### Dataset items
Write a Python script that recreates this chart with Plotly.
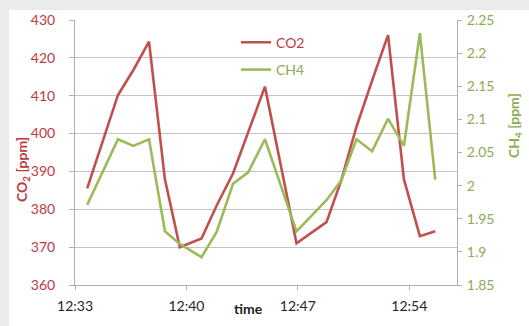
import plotly.graph_objects as go

times = ["12:33:46", "12:35:42", "12:36:40", "12:37:39", "12:38:39", "12:39:35",
         "12:40:57", "12:41:54", "12:42:56", "12:43:53", "12:44:56", "12:46:55",
         "12:48:48", "12:49:44", "12:50:41", "12:51:40", "12:52:40", "12:53:40",
         "12:54:40", "12:55:38"]
co2 = [385.5, 410.2, 416.8, 424.3, 387.9, 370.0, 372.3, 381.0, 389.5, 400.5,
       412.4, 371.0, 376.6, 387.7, 401.8, 414.0, 426.0, 387.9, 372.9, 374.2]
ch4 = [1.971, 2.070, 2.060, 2.070, 1.931, 1.912, 1.892, 1.930, 2.003, 2.020,
       2.070, 1.931, 1.978, 2.008, 2.070, 2.052, 2.101, 2.060, 2.230, 2.009]
day = "2020-01-01 "
x = [day + t for t in times]

RED = "#c0504d"
RED_T = "#c0393f"
GREEN = "#9bbb59"
GREEN_T = "#8eab55"
FONT = "Lato, sans-serif"
FS = 14

fig = go.Figure()
fig.add_trace(go.Scatter(x=x, y=co2, name="CO2", mode="lines", showlegend=True,
                         line=dict(color=RED, width=2.6), legend="legend"))
fig.add_trace(go.Scatter(x=x, y=ch4, name="CH4", mode="lines", yaxis="y2", showlegend=True,
                         line=dict(color=GREEN, width=2.6), legend="legend2"))

W, H = 529, 326
L, R, T, B = 75, 72, 20, 41
pw, ph = W - L - R, H - T - B

def px(xp):
    return (xp - L) / pw

def py(yp):
    return (H - B - yp) / ph

fig.update_layout(
    width=W, height=H,
    margin=dict(l=L, r=R, t=T, b=B, autoexpand=False),
    showlegend=True,
    paper_bgcolor="#ebebeb",
    plot_bgcolor="white",
    font=dict(family=FONT, size=FS, color="#333333"),
    xaxis=dict(type="date", range=[day + "12:33:00", day + "12:57:00"],
               tick0=day + "12:33:00", dtick=7 * 60 * 1000, tickformat="%H:%M",
               automargin=False,
               showgrid=False, showline=True, linecolor="#b0b0b0", linewidth=1,
               ticks="outside", ticklen=4, tickcolor="#b0b0b0",
               ticklabelstandoff=4,
               tickfont=dict(family=FONT, size=FS, color="#262626"),
               zeroline=False),
    yaxis=dict(range=[360, 430], dtick=10, showgrid=True, gridcolor="#c4c4c4",
               automargin=False,
               gridwidth=1, showline=True, linecolor="#b0b0b0", linewidth=1,
               ticks="outside", ticklen=5, tickcolor="#b0b0b0",
               ticklabelstandoff=11,
               tickfont=dict(family=FONT, size=FS, color=RED_T), zeroline=False),
    yaxis2=dict(range=[1.85, 2.25], dtick=0.05, overlaying="y", side="right",
                automargin=False,
                showgrid=False, showline=True, linecolor="#b0b0b0", linewidth=1,
                ticks="outside", ticklen=4, tickcolor="#b0b0b0",
                ticklabelstandoff=2,
                tickfont=dict(family=FONT, size=FS, color=GREEN_T), zeroline=False),
    legend=dict(x=px(236), y=py(42.7), xanchor="left", yanchor="middle",
                bgcolor="rgba(0,0,0,0)", font=dict(family=FONT, size=FS, color=RED_T)),
    legend2=dict(x=px(236), y=py(70), xanchor="left", yanchor="middle",
                 bgcolor="rgba(0,0,0,0)", font=dict(family=FONT, size=FS, color=GREEN_T)),
    shapes=[dict(type="rect", xref="paper", yref="paper", layer="below",
                 x0=px(9), x1=px(W + 5), y0=py(H + 5), y1=py(10),
                 fillcolor="white", line=dict(width=0))],
    annotations=[
        dict(text="<b>CO<sub>2</sub> [ppm]</b>", xref="paper", yref="paper",
             x=px(22), y=py(170), xanchor="center", yanchor="middle",
             textangle=-90, showarrow=False,
             font=dict(family=FONT, size=FS, color=RED_T)),
        dict(text="<b>CH<sub>4</sub> [ppm]</b>", xref="paper", yref="paper",
             x=px(514), y=py(126), xanchor="center", yanchor="middle",
             textangle=-90, showarrow=False,
             font=dict(family=FONT, size=FS, color=GREEN_T)),
        dict(text="<b>time</b>", xref="paper", yref="paper",
             x=px(248), y=py(308), xanchor="center", yanchor="middle",
             showarrow=False,
             font=dict(family=FONT, size=FS, color="#222222")),
    ],
)

fig.write_html("out.html",
               config={"displayModeBar": False},
               post_script="document.body.style.margin='0';document.body.style.overflow='hidden';")
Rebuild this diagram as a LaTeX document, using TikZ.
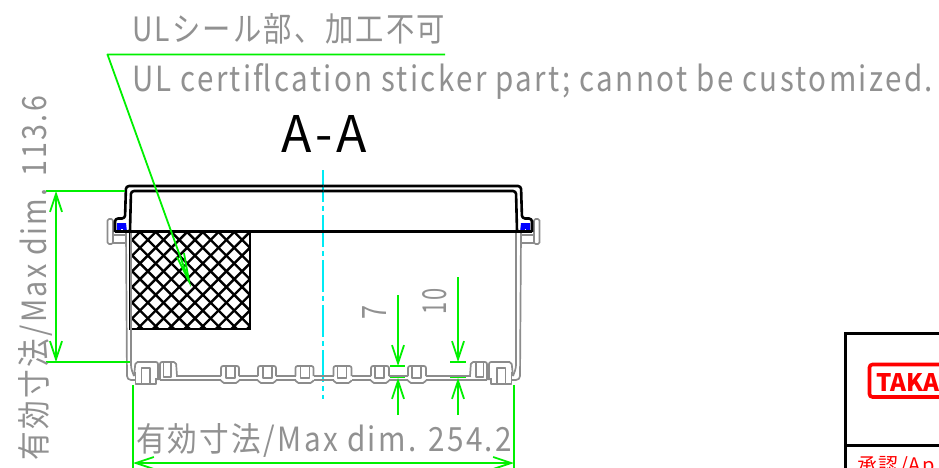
\documentclass[tikz,border=0pt]{standalone}
\usepackage{fontspec}
\usepackage{graphicx}
\usetikzlibrary{arrows.meta}
\setmainfont[LetterSpace=8]{Noto Sans CJK JP}
\definecolor{dimgreen}{RGB}{0,240,0}
\definecolor{textgray}{RGB}{145,145,145}
\definecolor{wallgray}{RGB}{140,140,140}
\definecolor{logored}{RGB}{255,0,0}
\definecolor{centrecyan}{RGB}{0,235,245}
\tikzset{
  txt/.style={inner sep=0pt,outer sep=0pt,text=textgray},
  dimline/.style={draw=dimgreen,line width=1.8pt},
  dimtip/.style={dimline,arrows={Straight Barb[length=18pt,width=12pt,line width=1.8pt]-Straight Barb[length=18pt,width=12pt,line width=1.8pt]}},
  endtip/.style={dimline,arrows={-Straight Barb[length=18pt,width=12pt,line width=1.8pt]}},
  wall/.style={draw=wallgray,line width=1.7pt,line join=round},
  lid/.style={draw=black,line width=2.6pt,line join=round},
}
\newcommand{\halfside}{%
  % flange
  \draw[wall,rounded corners=1.5pt] (113,219) -- (107.5,219) -- (107.5,244) -- (113,244) -- (113,235) -- cycle;
  \draw[wall] (113,235) -- (126,235) (113,243) -- (126,243);
  % wall
  \draw[wall,rounded corners=4pt] (126,232) -- (127,380) -- (135,380);
  \draw[wall,rounded corners=3pt] (131,232) -- (131,368) -- (134,376);
  \draw[wall,rounded corners=2pt] (134,376) -- (135.5,362) -- (158,362) -- (158,380);
  \draw[wall] (135.5,372) -- (135.5,384) -- (156,384) -- (156,378);
  \draw[wall] (141.5,384) -- (141.5,368) -- (150,368) -- (150,384);
  \draw[wall,rounded corners=2pt] (160,380) -- (160,362) -- (176,362) -- (177,376);
  \draw[wall] (160,380) -- (176,380);
  \draw[wall] (163.5,363) -- (163.5,377) -- (171,377) -- (171,363);
  % base
  \foreach \a/\b in {176/221,239/258,276/295.5,313.5/323.5}{
    \draw[wall] (\a,376) -- (\b,376) (\a,380) -- (\b,380);
  }
  \foreach \t in {221,258,295.5}{
    \draw[wall,rounded corners=2pt] (\t,376) -- (\t,366) -- (\t+18,366) -- (\t+18,376);
    \draw[wall,rounded corners=2pt] (\t,380) -- (\t+1,383) -- (\t+17,383) -- (\t+18,380);
    \draw[wall] (\t+5,366) -- (\t+5,378) -- (\t+14,378) -- (\t+14,366);
  }
  % gasket
  \fill[blue] (117,223) -- (126,223) -- (127,232) -- (117,232) -- cycle;
  \fill[white] (121,229) rectangle (122.5,232);
  % lid
  \draw[lid,rounded corners=3pt] (115,232) -- (115,218.5) -- (125,218.5) -- (126,186) -- (323.5,186);
  \draw[lid,rounded corners=3pt] (130,231) -- (131,191) -- (323.5,191);
}
\begin{document}
\begin{tikzpicture}[x=1pt,y=-1pt]
\useasboundingbox (0,0) rectangle (939,468);
\clip (0,0) rectangle (939,468);
\fill[white] (0,0) rectangle (939,468);

% hatch
\begin{scope}
  \clip (130,232) rectangle (250,329);
  \foreach \k in {-8,...,16}{
    \draw[black,line width=2.4pt] ({140+\k*15.7},232) -- ({140+\k*15.7+97},329);
    \draw[black,line width=2.4pt] ({140+\k*15.7},232) -- ({140+\k*15.7-97},329);
  }
\end{scope}
\draw[black,line width=2.6pt] (130,232) rectangle (250,329);

% centre line
\coordinate (cTop) at (323,170);
\coordinate (cBot) at (323,399);
\draw[centrecyan,line width=1.5pt,dash pattern=on 32pt off 4pt on 5pt off 4pt] (cTop) -- (cBot);

% ticks beneath the base
\draw[dimline] (390,377) -- (405,377);
\draw[dimline] (450,377) -- (466,377);

% box
\halfside
\begin{scope}[xshift=647pt,xscale=-1]
\halfside
\end{scope}
\draw[lid] (115,231.5) -- (532,231.5);

% dimension geometry
\coordinate (lA) at (445,54.5); \coordinate (lB) at (107.5,54.5); \coordinate (lC) at (189,281);
\draw[dimline,line join=round] (lA) -- (lB) -- (lC);
\draw[dimline] (177,257) -- (189,281) -- (184,253);

\coordinate (hT1) at (46,191); \coordinate (hT2) at (125,191);
\coordinate (hB1) at (46,362); \coordinate (hB2) at (130,362);
\coordinate (hU) at (56,191); \coordinate (hD) at (56,362);
\draw[dimline] (hT1) -- (hT2);
\draw[dimline] (hB1) -- (hB2);
\draw[dimtip] (hU) -- (hD);

\coordinate (wL1) at (133,385); \coordinate (wL2) at (133,468);
\coordinate (wR1) at (514,385); \coordinate (wR2) at (514,468);
\coordinate (wA) at (133,463); \coordinate (wB) at (514,463);
\draw[dimline] (wL1) -- (wL2);
\draw[dimline] (wR1) -- (wR2);
\draw[dimtip] (wA) -- (wB);

\coordinate (s1) at (398,295); \coordinate (s2) at (398,366);
\coordinate (s3) at (398,415); \coordinate (s4) at (398,378);
\draw[endtip] (s1) -- (s2);
\draw[endtip] (s3) -- (s4);
\draw[dimline] (390,366) -- (405,366);
\coordinate (t1) at (458,277); \coordinate (t2) at (458,362);
\coordinate (t3) at (458,415); \coordinate (t4) at (458,378);
\draw[endtip] (t1) -- (t2);
\draw[endtip] (t3) -- (t4);
\draw[dimline] (450,362) -- (466,362);

% texts
\node[txt,anchor=base west] (ja) at (132,42) {\resizebox{313pt}{28pt}{ULシール部、加工不可}};
\node[txt,anchor=base west] (en) at (132,92) {\resizebox{801pt}{28pt}{UL certiflcation sticker part; cannot be customized.}};
\node[txt,anchor=base west,text=black] (aa) at (281,153) {\resizebox{86pt}{37pt}{A-A}};
\node[txt,anchor=base west] (wd) at (136,451) {\resizebox{376pt}{28pt}{有効寸法/Max dim. 254.2}};
\node[txt,anchor=base west,rotate=90] (ht) at (46,460) {\resizebox{364pt}{28pt}{有効寸法/Max dim. 113.6}};
\node[txt,anchor=base west,rotate=90] (seven) at (386,319) {\resizebox{14pt}{24pt}{7}};
\node[txt,anchor=base west,rotate=90] (ten) at (446,314) {\resizebox{26pt}{24pt}{10}};

% title block
\draw[black,line width=2.6pt] (939,333.5) -- (845.5,333.5) -- (845.5,468);
\coordinate (tbL) at (845.5,445.5); \coordinate (tbR) at (939,445.5);
\draw[black,line width=2.6pt] (tbL) -- (tbR);
\draw[logored,line width=3.6pt,rounded corners=3pt] (960,364.5) -- (869.5,364.5) -- (869.5,397) -- (960,397);
\node[inner sep=0pt,text=logored,anchor=base west] (logo) at (876,391) {\resizebox{63pt}{18pt}{\bfseries\addfontfeature{LetterSpace=0}TAKA}};
\node[inner sep=0pt,text=logored,anchor=base west] (appr) at (857,472) {\fontsize{20pt}{20pt}\selectfont 承認/Ap};
\end{tikzpicture}
\end{document}
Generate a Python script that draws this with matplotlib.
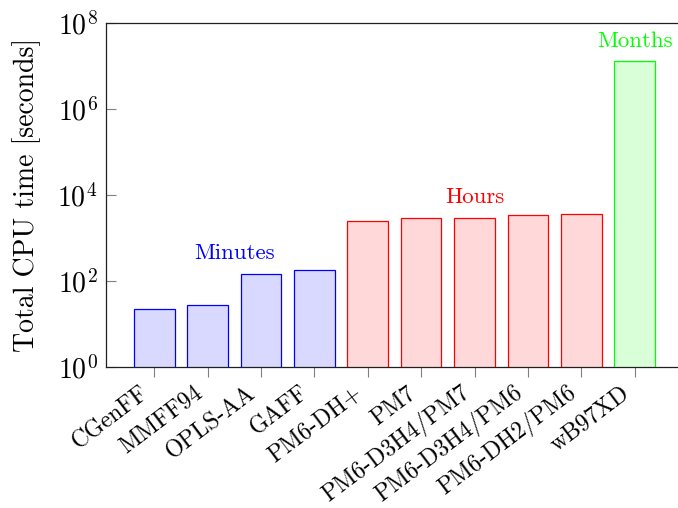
import matplotlib
matplotlib.use("Agg")
import matplotlib.pyplot as plt
import matplotlib.transforms as mtransforms
import numpy as np
from matplotlib.ticker import LogFormatterMathtext, FixedLocator, NullLocator

plt.rcParams['font.family'] = 'serif'
plt.rcParams['font.serif'] = ['cmr10']
plt.rcParams['mathtext.fontset'] = 'cm'
plt.rcParams['axes.formatter.use_mathtext'] = True
plt.rcParams['axes.unicode_minus'] = False

# data (seconds)
methods = ['CGenFF', 'MMFF94', 'OPLS-AA', 'GAFF', 'PM6-DH+', 'PM7',
           'PM6-D3H4/PM7', 'PM6-D3H4/PM6', 'PM6-DH2/PM6', 'wB97XD']
cpu_time = [22, 28, 147, 180, 2490, 2860, 2970, 3430, 3550, 1.29e7]
group = ['min', 'min', 'min', 'min', 'hr', 'hr', 'hr', 'hr', 'hr', 'mon']

group_edge = {'min': '#0000ff', 'hr': '#ff0000', 'mon': '#00ff00'}
group_fill = {'min': '#d9d9ff', 'hr': '#ffd9d9', 'mon': '#d9ffd9'}

# group labels: (text, x position, y position, group)
group_labels = [('Minutes', 1.5, 330, 'min'),
                ('Hours', 6, 6600, 'hr'),
                ('Months', 9, 2.75e7, 'mon')]

fig = plt.figure(figsize=(6.78, 5.08), dpi=100)
ax = fig.add_axes([0.1563, 0.2782, 0.851, 0.6759])
ax.set_yscale('log')

x = np.arange(len(methods))
ax.bar(x, cpu_time, width=0.76,
       color=[group_fill[g] for g in group],
       edgecolor=[group_edge[g] for g in group], linewidth=0.9, zorder=2)

for txt, gx, gy, g in group_labels:
    ax.text(gx, gy, txt, color=group_edge[g], ha='center', va='baseline', fontsize=16.5)

ax.set_xlim(-0.905, 9.905)
ax.set_ylim(1, 1e8)
ax.yaxis.set_major_locator(FixedLocator([1, 1e2, 1e4, 1e6, 1e8]))
ax.yaxis.set_minor_locator(NullLocator())
ax.yaxis.set_major_formatter(LogFormatterMathtext())

ax.set_xticks(x)
ax.set_xticklabels(methods, rotation=37, ha='right', va='center', rotation_mode='anchor')
ax.tick_params(axis='x', direction='out', length=7.5, width=0.8, color='#808080',
               labelsize=17, pad=9)
ax.tick_params(axis='y', direction='in', length=7.5, width=0.8, color='#808080',
               labelsize=20, pad=6)

# nudge the rotated labels a little left, as in the reference
shift = mtransforms.ScaledTranslation(-8 / 100, -1 / 100, fig.dpi_scale_trans)
for lab in ax.get_xticklabels():
    lab.set_transform(lab.get_transform() + shift)

for s in ['left', 'bottom', 'top']:
    ax.spines[s].set_linewidth(0.9)
    ax.spines[s].set_color('#202020')
ax.spines['right'].set_visible(False)

ax.set_ylabel('Total CPU time [seconds]', fontsize=20, labelpad=12)

plt.savefig('out.png', dpi=100)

### To be done
Using the listing above, gather each line that holds the string "this" and copy it.

### Response to the task
Write a Python script that recreates this chart with Plotly.
Rebuild this diagram as a LaTeX document, using TikZ.
Generate a Python script that draws this with matplotlib.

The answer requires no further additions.